Stated exercise: Quote word for word the lines below, beginning with the first and ending with the one that has "plt.rcParams['font.family'] = ['Liberation". Drop the pictures.

Dataset content:
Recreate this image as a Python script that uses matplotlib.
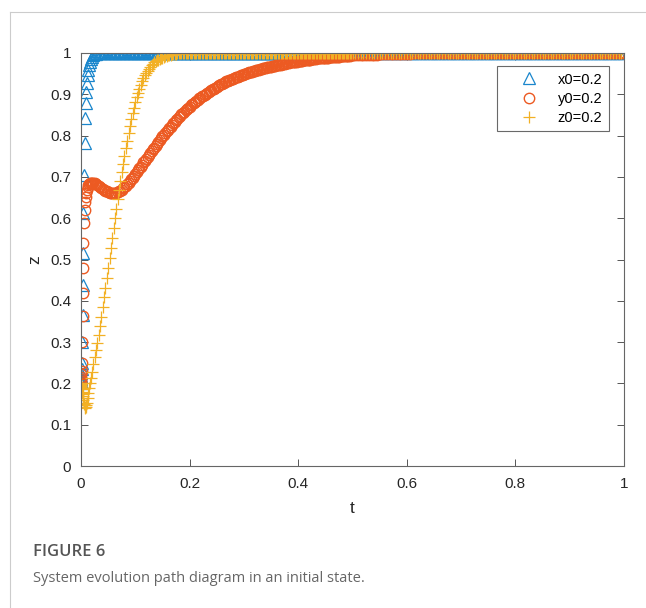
import matplotlib
matplotlib.use("Agg")
import matplotlib.pyplot as plt
from matplotlib.lines import Line2D

plt.rcParams['font.family'] = ['Liberation Sans', 'DejaVu Sans']

# solver time steps (shared by the three series)
t_start = [0, 0.0002, 0.0004, 0.0006, 0.0008, 0.001, 0.0015, 0.0025, 0.003, 0.0035, 0.004, 0.0045,
           0.0055, 0.0065, 0.0075, 0.0085, 0.0095, 0.0105, 0.012, 0.0135, 0.015, 0.0165, 0.018, 0.02]
t_mid = [0.0225, 0.025, 0.0275, 0.03, 0.0325, 0.035, 0.0375, 0.04, 0.0425, 0.045, 0.0475, 0.05,
         0.0525, 0.055, 0.0575, 0.06, 0.0625, 0.065, 0.0675, 0.07, 0.0725, 0.075, 0.0775, 0.08,
         0.0825, 0.085, 0.0875, 0.09, 0.0925, 0.095, 0.0975, 0.1, 0.1025, 0.105, 0.1075, 0.11,
         0.1125, 0.115, 0.1175, 0.12, 0.1225, 0.125, 0.1275, 0.13, 0.1325, 0.135, 0.1375, 0.14,
         0.1425, 0.145, 0.1475, 0.15, 0.1525, 0.155, 0.1575, 0.16, 0.1625, 0.165, 0.1675, 0.17,
         0.1725, 0.175, 0.1775, 0.18, 0.1825, 0.185, 0.1875, 0.19, 0.1925, 0.195, 0.1975, 0.2]
t_tail1 = [0.2025, 0.205, 0.2075, 0.21, 0.2125, 0.215, 0.2175, 0.22, 0.2225, 0.225,
           0.2275, 0.23, 0.2325, 0.235, 0.2375, 0.24, 0.2425, 0.245, 0.2475, 0.25,
           0.2525, 0.255, 0.2575, 0.26, 0.2625, 0.265, 0.2675, 0.27, 0.2725, 0.275,
           0.2775, 0.28, 0.2825, 0.285, 0.2875, 0.29, 0.2925, 0.295, 0.2975, 0.3,
           0.3025, 0.305, 0.3075, 0.31, 0.3125, 0.315, 0.3175, 0.32, 0.3225, 0.325,
           0.3275, 0.33, 0.3325, 0.335, 0.3375, 0.34, 0.3425, 0.345, 0.3475, 0.35,
           0.3525, 0.355, 0.3575, 0.36, 0.3625, 0.365, 0.3675, 0.37, 0.3725, 0.375,
           0.3775, 0.38, 0.3825, 0.385, 0.3875, 0.39, 0.3925, 0.395, 0.3975, 0.4,
           0.4025, 0.405, 0.4075, 0.41, 0.4125, 0.415, 0.4175, 0.42, 0.4225, 0.425,
           0.4275, 0.43, 0.4325, 0.435, 0.4375, 0.44, 0.4425, 0.445, 0.4475, 0.45,
           0.4525, 0.455, 0.4575, 0.46, 0.4625, 0.465, 0.4675, 0.47, 0.4725, 0.475,
           0.4775, 0.48, 0.4825, 0.485, 0.4875, 0.49, 0.4925, 0.495, 0.4975, 0.5]
t_tail2 = [0.505, 0.51, 0.515, 0.52, 0.525, 0.53, 0.535, 0.54, 0.545, 0.55,
           0.555, 0.56, 0.565, 0.57, 0.575, 0.58, 0.585, 0.59, 0.595, 0.6,
           0.605, 0.61, 0.615, 0.62, 0.625, 0.63, 0.635, 0.64, 0.645, 0.65,
           0.655, 0.66, 0.665, 0.67, 0.675, 0.68, 0.685, 0.69, 0.695, 0.7,
           0.705, 0.71, 0.715, 0.72, 0.725, 0.73, 0.735, 0.74, 0.745, 0.75,
           0.755, 0.76, 0.765, 0.77, 0.775, 0.78, 0.785, 0.79, 0.795, 0.8,
           0.805, 0.81, 0.815, 0.82, 0.825, 0.83, 0.835, 0.84, 0.845, 0.85,
           0.855, 0.86, 0.865, 0.87, 0.875, 0.88, 0.885, 0.89, 0.895, 0.9,
           0.905, 0.91, 0.915, 0.92, 0.925, 0.93, 0.935, 0.94, 0.945, 0.95,
           0.955, 0.96, 0.965, 0.97, 0.975, 0.98, 0.985, 0.99, 0.995, 1.0]

# x series (x0=0.2)
x_start = [0.200, 0.205, 0.211, 0.218, 0.226, 0.235, 0.250, 0.301, 0.366, 0.438, 0.515, 0.612,
           0.705, 0.781, 0.842, 0.878, 0.906, 0.927, 0.946, 0.960, 0.971, 0.979, 0.985, 0.990]
x_mid = [0.994, 0.997, 0.998, 0.999, 0.999, 1, 1, 1, 1, 1, 1, 1,
         1, 1, 1, 1, 1, 1, 1, 1, 1, 1, 1, 1,
         1, 1, 1, 1, 1, 1, 1, 1, 1, 1, 1, 1,
         1, 1, 1, 1, 1, 1, 1, 1, 1, 1, 1, 1,
         1, 1, 1, 1, 1, 1, 1, 1, 1, 1, 1, 1,
         1, 1, 1, 1, 1, 1, 1, 1, 1, 1, 1, 1]

# y series (y0=0.2)
y_start = [0.200, 0.205, 0.210, 0.216, 0.223, 0.231, 0.250, 0.300, 0.362, 0.418, 0.479, 0.539,
           0.588, 0.620, 0.640, 0.652, 0.661, 0.668, 0.675, 0.680, 0.683, 0.685, 0.686, 0.686]
y_mid = [0.686, 0.685, 0.683, 0.681, 0.679, 0.676, 0.674, 0.671, 0.669, 0.667, 0.665, 0.663,
         0.662, 0.661, 0.660, 0.660, 0.661, 0.662, 0.663, 0.665, 0.667, 0.669, 0.672, 0.675,
         0.678, 0.682, 0.686, 0.690, 0.694, 0.698, 0.703, 0.707, 0.712, 0.716, 0.721, 0.725,
         0.730, 0.735, 0.739, 0.744, 0.748, 0.753, 0.758, 0.762, 0.767, 0.771, 0.776, 0.780,
         0.785, 0.789, 0.793, 0.798, 0.802, 0.806, 0.810, 0.814, 0.818, 0.822, 0.826, 0.830,
         0.834, 0.838, 0.841, 0.845, 0.848, 0.852, 0.855, 0.858, 0.861, 0.864, 0.867, 0.870]
y_tail1 = [0.873, 0.876, 0.879, 0.881, 0.884, 0.887, 0.890, 0.892, 0.895, 0.897,
           0.899, 0.901, 0.904, 0.906, 0.908, 0.910, 0.912, 0.914, 0.916, 0.918,
           0.920, 0.922, 0.924, 0.925, 0.927, 0.929, 0.931, 0.932, 0.934, 0.935,
           0.937, 0.938, 0.940, 0.941, 0.942, 0.943, 0.945, 0.946, 0.947, 0.948,
           0.950, 0.951, 0.952, 0.953, 0.954, 0.955, 0.956, 0.957, 0.958, 0.959,
           0.960, 0.961, 0.962, 0.963, 0.963, 0.964, 0.965, 0.966, 0.966, 0.967,
           0.968, 0.969, 0.969, 0.970, 0.971, 0.972, 0.972, 0.973, 0.973, 0.974,
           0.975, 0.976, 0.976, 0.977, 0.977, 0.978, 0.978, 0.979, 0.979, 0.980,
           0.980, 0.981, 0.981, 0.982, 0.982, 0.983, 0.983, 0.984, 0.984, 0.985,
           0.985, 0.986, 0.986, 0.987, 0.987, 0.987, 0.988, 0.988, 0.988, 0.989,
           0.989, 0.989, 0.990, 0.990, 0.990, 0.990, 0.991, 0.991, 0.991, 0.991,
           0.992, 0.992, 0.992, 0.992, 0.993, 0.993, 0.993, 0.993, 0.994, 0.994]
y_tail2 = [0.994, 0.994, 0.995, 0.995, 0.995, 0.996, 0.996, 0.996, 0.996, 0.997,
           0.997, 0.997, 0.997, 0.997, 0.998, 0.998, 0.998, 0.998, 0.998, 0.998,
           0.998, 0.999, 0.999, 0.999, 0.999, 0.999, 0.999, 0.999, 0.999, 0.999,
           0.999, 0.999, 0.999, 0.999, 0.999, 0.999, 0.999, 0.999, 0.999, 0.999,
           0.999, 0.999, 0.999, 0.999, 0.999, 1, 1, 1, 1, 1,
           1, 1, 1, 1, 1, 1, 1, 1, 1, 1,
           1, 1, 1, 1, 1, 1, 1, 1, 1, 1,
           1, 1, 1, 1, 1, 1, 1, 1, 1, 1,
           1, 1, 1, 1, 1, 1, 1, 1, 1, 1,
           1, 1, 1, 1, 1, 1, 1, 1, 1, 1]

# z series (z0=0.2)
z_start = [0.200, 0.198, 0.196, 0.194, 0.192, 0.190, 0.186, 0.178, 0.174, 0.170, 0.165, 0.160,
           0.151, 0.144, 0.140, 0.142, 0.147, 0.153, 0.164, 0.176, 0.188, 0.200, 0.212, 0.228]
z_mid = [0.246, 0.264, 0.281, 0.298, 0.318, 0.339, 0.361, 0.384, 0.408, 0.432, 0.456, 0.480,
         0.504, 0.528, 0.552, 0.576, 0.600, 0.623, 0.646, 0.668, 0.690, 0.711, 0.731, 0.751,
         0.770, 0.788, 0.806, 0.823, 0.839, 0.854, 0.868, 0.881, 0.893, 0.904, 0.914, 0.923,
         0.931, 0.939, 0.946, 0.952, 0.957, 0.962, 0.966, 0.970, 0.974, 0.977, 0.980, 0.982,
         0.984, 0.986, 0.988, 0.989, 0.991, 0.992, 0.993, 0.994, 0.995, 0.996, 0.997, 0.997,
         0.998, 0.998, 0.999, 0.999, 0.999, 0.999, 1, 1, 1, 1, 1, 1]

# after t=0.2 both x and z sit at 1 (220 steps)
flat_tail = [1, 1, 1, 1, 1, 1, 1, 1, 1, 1,
             1, 1, 1, 1, 1, 1, 1, 1, 1, 1,
             1, 1, 1, 1, 1, 1, 1, 1, 1, 1,
             1, 1, 1, 1, 1, 1, 1, 1, 1, 1,
             1, 1, 1, 1, 1, 1, 1, 1, 1, 1,
             1, 1, 1, 1, 1, 1, 1, 1, 1, 1,
             1, 1, 1, 1, 1, 1, 1, 1, 1, 1,
             1, 1, 1, 1, 1, 1, 1, 1, 1, 1,
             1, 1, 1, 1, 1, 1, 1, 1, 1, 1,
             1, 1, 1, 1, 1, 1, 1, 1, 1, 1,
             1, 1, 1, 1, 1, 1, 1, 1, 1, 1,
             1, 1, 1, 1, 1, 1, 1, 1, 1, 1,
             1, 1, 1, 1, 1, 1, 1, 1, 1, 1,
             1, 1, 1, 1, 1, 1, 1, 1, 1, 1,
             1, 1, 1, 1, 1, 1, 1, 1, 1, 1,
             1, 1, 1, 1, 1, 1, 1, 1, 1, 1,
             1, 1, 1, 1, 1, 1, 1, 1, 1, 1,
             1, 1, 1, 1, 1, 1, 1, 1, 1, 1,
             1, 1, 1, 1, 1, 1, 1, 1, 1, 1,
             1, 1, 1, 1, 1, 1, 1, 1, 1, 1,
             1, 1, 1, 1, 1, 1, 1, 1, 1, 1,
             1, 1, 1, 1, 1, 1, 1, 1, 1, 1]

t = t_start + t_mid + t_tail1 + t_tail2
xs = x_start + x_mid + flat_tail
ys = y_start + y_mid + y_tail1 + y_tail2
zs = z_start + z_mid + flat_tail

labels = ['x0=0.2', 'y0=0.2', 'z0=0.2']
colors = ['#1a86cc', '#ec5a22', '#f2b025']

fig = plt.figure(figsize=(6.46, 6.08), dpi=100)

# page frame lines of the journal figure
fig.add_artist(Line2D([10 / 646, 1], [1 - 12 / 608, 1 - 12 / 608], color='#cccccc', lw=0.8))
fig.add_artist(Line2D([10 / 646, 10 / 646], [0, 1 - 12 / 608], color='#cccccc', lw=0.8))

ax = fig.add_axes([81 / 646, 1 - 466 / 608, 543 / 646, 413 / 608])
ax.plot(t, xs, linestyle='none', marker='^', ms=8, mfc='none', mec=colors[0], mew=0.9, label=labels[0])
ax.plot(t, ys, linestyle='none', marker='o', ms=7.5, mfc='none', mec=colors[1], mew=1.0, label=labels[1])
ax.plot(t, zs, linestyle='none', marker='+', ms=8.5, mec=colors[2], mew=0.9, label=labels[2])

ax.set_xlim(0, 1)
ax.set_ylim(0, 1)
ax.set_xticks([0, 0.2, 0.4, 0.6, 0.8, 1])
ax.set_xticklabels(['0', '0.2', '0.4', '0.6', '0.8', '1'])
ax.set_yticks([0, 0.1, 0.2, 0.3, 0.4, 0.5, 0.6, 0.7, 0.8, 0.9, 1])
ax.set_yticklabels(['0', '0.1', '0.2', '0.3', '0.4', '0.5', '0.6', '0.7', '0.8', '0.9', '1'])
ax.tick_params(direction='in', length=5, width=0.7, color='#555555', labelcolor='#262626',
               labelsize=11, top=True, right=True)
ax.tick_params(axis='x', pad=8)
ax.tick_params(axis='y', pad=7)
for s in ax.spines.values():
    s.set_color('#666666')
    s.set_linewidth(0.8)
ax.set_xlabel('t', fontsize=12.5, color='#262626', labelpad=7)
ax.set_ylabel('z', fontsize=12.5, color='#262626', labelpad=6)

leg = ax.legend(loc='upper right', bbox_to_anchor=(0.972, 0.9685), borderaxespad=0,
                fontsize=10.5, frameon=True, fancybox=False, handletextpad=0.2,
                handlelength=3.5, borderpad=0.45, labelspacing=0.35)
leg.get_frame().set_edgecolor('#444444')
leg.get_frame().set_linewidth(0.8)

fig.text(33 / 646, 1 - 552 / 608, 'FIGURE 6', fontsize=12, color='#555555',
         family=['Open Sans', 'DejaVu Sans'], fontweight='semibold', va='center')
fig.text(33 / 646, 1 - 578 / 608, 'System evolution path diagram in an initial state.', fontsize=10.5,
         color='#666666', family=['Open Sans', 'DejaVu Sans'], va='center')

fig.savefig('out.png', dpi=100)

Answer to the task:
Recreate this image as a Python script that uses matplotlib.
import matplotlib
matplotlib.use("Agg")
import matplotlib.pyplot as plt
from matplotlib.lines import Line2D

plt.rcParams['font.family'] = ['Liberation Sans', 'DejaVu Sans']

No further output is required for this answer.